(あ)の目標

 (あ)は、70代になったら仰木監督カットにして、紫に染めるつもりだ。実は、美容院で、よくこういう高齢のご婦人を多数見かける。なぜに紫のパンチなのか理解できないので、一回こういう髪型にしたら理解できるのかもしれんと思う。ただし、昔、茶髪にすると言ったら(た)に「頼むから止めてくれ」と懇願された経緯があるし、自分でも今すぐ紫パンチにトライする勇気がないので、「70代になったら」と自分を戒めているところだ。
 我が家のご近所は、ニュータウンの中でも最初に開発された地区なので、住民の平均年齢は高いし、ワンコもかなり高齢だ。それでも、ワンちゃんは皆しっかりした足取りで散歩している。やはり飼い主さんのケアが行き届いているのと、日常的に運動して筋力を維持している子が多いからだろう。
 今日の夕方も10歳超の柴犬と出会った。「口元だけじゃなく、ヒゲも白くなってるでしょ」と飼い主さん。それでも、足はしっかりと地面を踏みしめて、ルーシーに向かって「遊ぼう」とポーズをとる。別のワンちゃんの飼い主さんは「もう、おじいちゃんだから、外に出れただけで満足なのよ」と仰る。小さな体にくっついたブラシのような尻尾をフリフリして、ルーシーに近づく。鼻先をつけあわせて挨拶。耳や目は老化が進んでいるらしいが、積極的にニオイを嗅ごうとする。

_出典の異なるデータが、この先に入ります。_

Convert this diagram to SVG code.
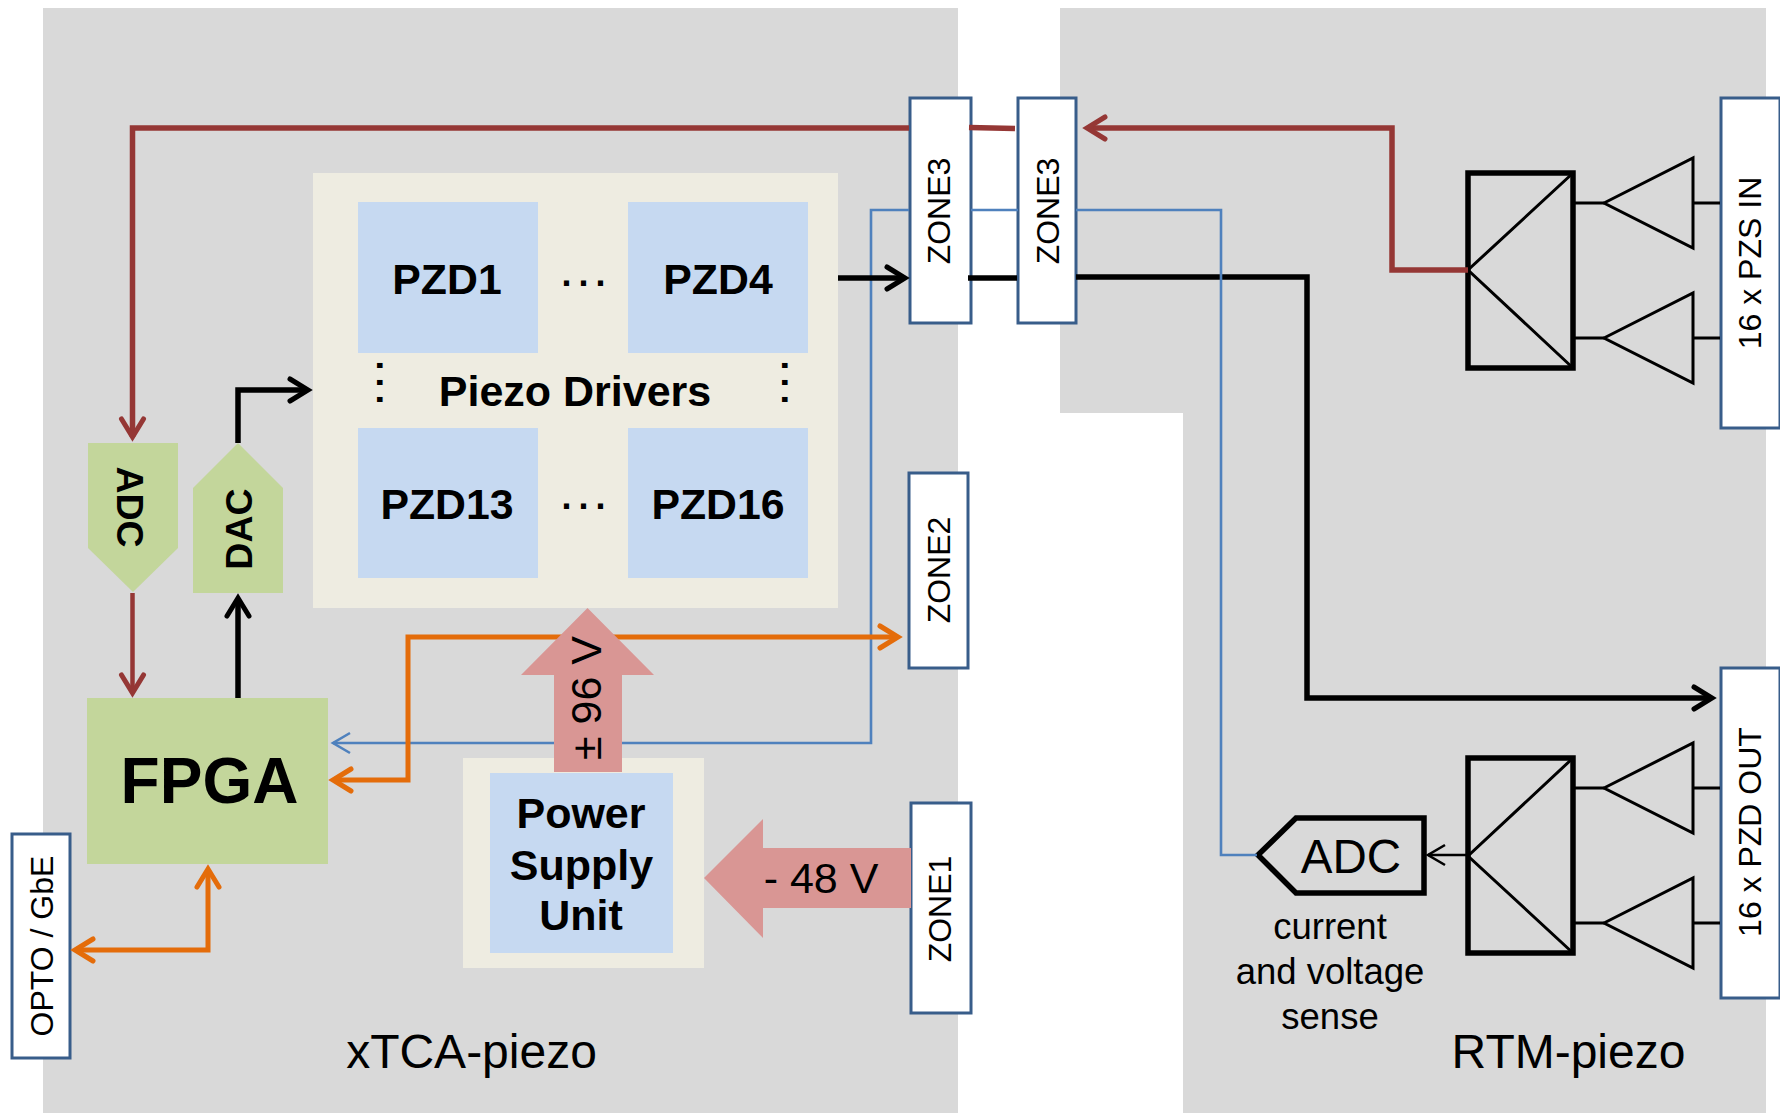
<svg xmlns="http://www.w3.org/2000/svg" width="1780" height="1114" viewBox="0 0 1780 1114">
<style>
text{font-family:"Liberation Sans",Arial,sans-serif;fill:#000;text-anchor:middle}
.b{font-weight:bold}
.panel{fill:#D9D9D9}
.cream{fill:#EEECE1}
.blue{fill:#C6D9F1}
.green{fill:#C3D69B}
.pink{fill:#D99694}
.port{fill:#fff;stroke:#385D8A;stroke-width:3}
.z{font-size:32px}
.pzd{font-size:42.800px;font-weight:bold}
.dots{font-size:36px;font-weight:bold;letter-spacing:7px}
.big{font-size:48px}
.snd{font-size:36.500px}
.w{font-size:43px}
.c{fill:none;stroke-linejoin:miter}
.red{stroke:#953735;stroke-width:5.500}
.blk{stroke:#000;stroke-width:5.500}
.org{stroke:#E46C0A;stroke-width:5}
.bl{stroke:#4F81BD;stroke-width:2.600}
.thin{stroke:#000;stroke-width:2.600}
.sp{fill:none;stroke:#000;stroke-width:5.500}
.ln{fill:none;stroke:#000;stroke-width:3}
</style>
<defs>
<marker id="mRed" markerUnits="userSpaceOnUse" markerWidth="50" markerHeight="50" viewBox="0 0 50 50" refX="30" refY="25" orient="auto-start-reverse" overflow="visible"><path d="M12,14 L30,25 L12,36" fill="none" stroke="#953735" stroke-width="5" stroke-linecap="round"/></marker>
<marker id="mBlk" markerUnits="userSpaceOnUse" markerWidth="50" markerHeight="50" viewBox="0 0 50 50" refX="30" refY="25" orient="auto-start-reverse" overflow="visible"><path d="M12,14 L30,25 L12,36" fill="none" stroke="#000" stroke-width="5" stroke-linecap="round"/></marker>
<marker id="mOrg" markerUnits="userSpaceOnUse" markerWidth="50" markerHeight="50" viewBox="0 0 50 50" refX="30" refY="25" orient="auto-start-reverse" overflow="visible"><path d="M12,14 L30,25 L12,36" fill="none" stroke="#E46C0A" stroke-width="5" stroke-linecap="round"/></marker>
<marker id="mBl" markerUnits="userSpaceOnUse" markerWidth="50" markerHeight="50" viewBox="0 0 50 50" refX="30" refY="25" orient="auto-start-reverse" overflow="visible"><path d="M13,15 L30,25 L13,35" fill="none" stroke="#4F81BD" stroke-width="2.600"/></marker>
<marker id="mThin" markerUnits="userSpaceOnUse" markerWidth="50" markerHeight="50" viewBox="0 0 50 50" refX="30" refY="25" orient="auto-start-reverse" overflow="visible"><path d="M13,15 L30,25 L13,35" fill="none" stroke="#000" stroke-width="2.600"/></marker>
</defs>

<g id="panel-xtca"><rect class="panel" x="43" y="8" width="915" height="1105"/><text class="big" x="471.500" y="1068">xTCA-piezo</text></g>
<g id="panel-rtm"><path class="panel" d="M1060,8 H1766 V1113 H1183 V413 H1060 Z"/><text class="big" x="1568.500" y="1068">RTM-piezo</text></g>

<g id="piezo-drivers">
<rect class="cream" x="313" y="173" width="525" height="435"/>
<text class="w b" x="575" y="406">Piezo Drivers</text>
<text class="dots" x="587" y="286">...</text>
<text class="dots" x="587" y="509">...</text>
<text class="dots" transform="translate(376.500,386) rotate(90)">...</text>
<text class="dots" transform="translate(781.500,386) rotate(90)">...</text>
</g>
<g id="pzd1"><rect class="blue" x="358" y="202" width="180" height="151"/><text class="pzd" x="447" y="294">PZD1</text></g>
<g id="pzd4"><rect class="blue" x="628" y="202" width="180" height="151"/><text class="pzd" x="718" y="294">PZD4</text></g>
<g id="pzd13"><rect class="blue" x="358" y="428" width="180" height="150"/><text class="pzd" x="447" y="519">PZD13</text></g>
<g id="pzd16"><rect class="blue" x="628" y="428" width="180" height="150"/><text class="pzd" x="718" y="519">PZD16</text></g>

<g id="adc-green"><polygon class="green" points="88,443 178,443 178,548 133,592 88,548"/><text class="b" style="font-size:37.500px" transform="translate(117,507) rotate(90)">ADC</text></g>
<g id="dac-green"><polygon class="green" points="238,443 283,488 283,593 193,593 193,488"/><text class="b" style="font-size:37.500px" transform="translate(252,529) rotate(-90)">DAC</text></g>
<g id="fpga"><rect class="green" x="87" y="698" width="241" height="166"/><text class="b" style="font-size:64px" x="209.500" y="803">FPGA</text></g>

<g id="psu"><rect class="cream" x="463" y="758" width="241" height="210"/><rect class="blue" x="490" y="773" width="183" height="180"/>
<text class="w b" x="581" y="828">Power</text><text class="w b" x="581.500" y="880">Supply</text><text class="w b" x="581" y="930">Unit</text></g>

<g id="zone1"><rect class="port" x="911" y="803" width="60" height="210"/><text class="z" transform="translate(951,909) rotate(-90)">ZONE1</text></g>
<g id="zone2"><rect class="port" x="909" y="473" width="59" height="195"/><text class="z" transform="translate(950,570) rotate(-90)">ZONE2</text></g>
<g id="zone3-left"><rect class="port" x="910" y="98" width="61" height="225"/><text class="z" transform="translate(950,211) rotate(-90)">ZONE3</text></g>
<g id="zone3-right"><rect class="port" x="1018" y="98" width="58" height="225"/><text class="z" transform="translate(1059,211) rotate(-90)">ZONE3</text></g>
<g id="opto"><rect class="port" x="12" y="834" width="58" height="224"/><text style="font-size:32px" transform="translate(53,946) rotate(-90)">OPTO / GbE</text></g>
<g id="pzs-in"><rect class="port" x="1721" y="98" width="59" height="330"/><text class="z" transform="translate(1761,263) rotate(-90)">16 x PZS IN</text></g>
<g id="pzd-out"><rect class="port" x="1721" y="668" width="59" height="330"/><text class="z" transform="translate(1761,832) rotate(-90)">16 x PZD OUT</text></g>

<g id="splitter-top"><rect class="sp" x="1468" y="173" width="105" height="195"/><path class="ln" d="M1573,173 L1468,270 L1573,368"/></g>
<g id="amp-top-1"><polygon class="ln" points="1604,203 1693,158 1693,248"/><path class="ln" d="M1573,203 H1604 M1693,203 H1720"/></g>
<g id="amp-top-2"><polygon class="ln" points="1604,338 1693,293 1693,383"/><path class="ln" d="M1573,338 H1604 M1693,338 H1720"/></g>
<g id="splitter-bottom"><rect class="sp" x="1468" y="758" width="105" height="195"/><path class="ln" d="M1573,758 L1468,856 L1573,953"/></g>
<g id="amp-bottom-1"><polygon class="ln" points="1604,788 1693,743 1693,833"/><path class="ln" d="M1573,788 H1604 M1693,788 H1720"/></g>
<g id="amp-bottom-2"><polygon class="ln" points="1604,923 1693,878 1693,968"/><path class="ln" d="M1573,923 H1604 M1693,923 H1720"/></g>
<g id="adc-sense"><polygon points="1258,855 1296,818 1424,818 1424,893 1296,893" fill="none" stroke="#000" stroke-width="5.500"/><text style="font-size:47.500px" x="1351" y="873">ADC</text>
<text class="snd" x="1330" y="939">current</text><text class="snd" x="1330" y="984">and voltage</text><text class="snd" x="1330" y="1029">sense</text></g>

<g id="connectors">
<path class="c bl" d="M909,210 H871 V743 H333" marker-end="url(#mBl)"/>
<path class="c blk" d="M838,278 H905" marker-end="url(#mBlk)"/>
<path class="c blk" d="M968,278 H1017"/>
<path class="c blk" d="M1076,277 H1307 V698 H1712" marker-end="url(#mBlk)"/>
<path class="c blk" d="M238,443 V390 H308" marker-end="url(#mBlk)"/>
<path class="c blk" d="M238,698 V598" marker-end="url(#mBlk)"/>
<path class="c bl" d="M971,210 H1018"/>
<path class="c bl" d="M1076,210 H1221 V855 H1257"/>
<path class="c thin" d="M1468,855 H1428" marker-end="url(#mThin)"/>
<path class="c red" d="M909,128 H132.500 V437" marker-end="url(#mRed)"/>
<path class="c red" d="M969,127.500 L1015,128.500"/>
<path class="c red" d="M1468,270 H1392 V128 H1087" marker-end="url(#mRed)"/>
<path class="c red" style="stroke-width:4.500" d="M132.500,593 V693" marker-end="url(#mRed)"/>
<path class="c org" d="M333,780 H408 V637 H898" marker-start="url(#mOrg)" marker-end="url(#mOrg)"/>
<path class="c org" d="M208,869 V950 H75" marker-start="url(#mOrg)" marker-end="url(#mOrg)"/>
</g>

<g id="arrow-96v"><polygon class="pink" points="587.500,608 654,675 622,675 622,772 554,772 554,675 521,675"/><text class="w" transform="translate(601,698) rotate(-90)">± 96 V</text></g>
<g id="arrow-48v"><polygon class="pink" points="704,878 763,819 763,848 911,848 911,908 763,908 763,938"/><text class="w" x="821" y="893">- 48 V</text></g>
</svg>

 年をとれば、運動の量は減り、運動の質も変わるかもしれない。それでも、やはり外の刺激は重要なのだと思う。外の空気やワンコに触れることで、次の日も外へ出たいと思うかも。長い目で見ると、こうして運動能力が維持できるのではないだろうか?
 ルーシーは3歳だけど、この2日間は雨に閉じこめられて、排泄と歩きだけの散歩だった。当然、ほとんど他のワンちゃんに出会うこともなかった。すると、なんとなく表情が冴えなかった。ところが、今日の夕方は、他のワンちゃんや飼い主さん達にも会えた。公園で走らせたところ、アンディ君のママさんに「目がキラキラしているね」と言われた。ママさんに会えたことが、そうさせていると思う一方、やっぱり外の刺激を感じて、お友達のワンちゃんに会えることが嬉しいんだと思う。
 この公園には、足が不自由なワンちゃんをバギーに乗せて、外の空気や刺激に触れるチャンスを与えておられる飼い主さんも来られる。(あ)自身、特に夏の暑い時期は、ルーシーがいなかったら散歩しようなどとは思わないだろう。だけど、この飼い主さんは、汗だくになりながらも、傾斜のあるF公園まで連れてこられている。そして、当のワンちゃんはバギーの中でピョコピョコと小刻みに飛びながら、嬉しさを体で表現している。これらの飼い主さん達には、本当に頭が下がる。自分も同じ事ができるだろうか?正直なところ、あまり自信がない。
 それでも、出来る限り外に連れ出してやりたいと思っている。紫のパンチ姿で、ルーシーをバギーに乗せてF公園まで連れて行く。それが目下のところ(あ)の目標である。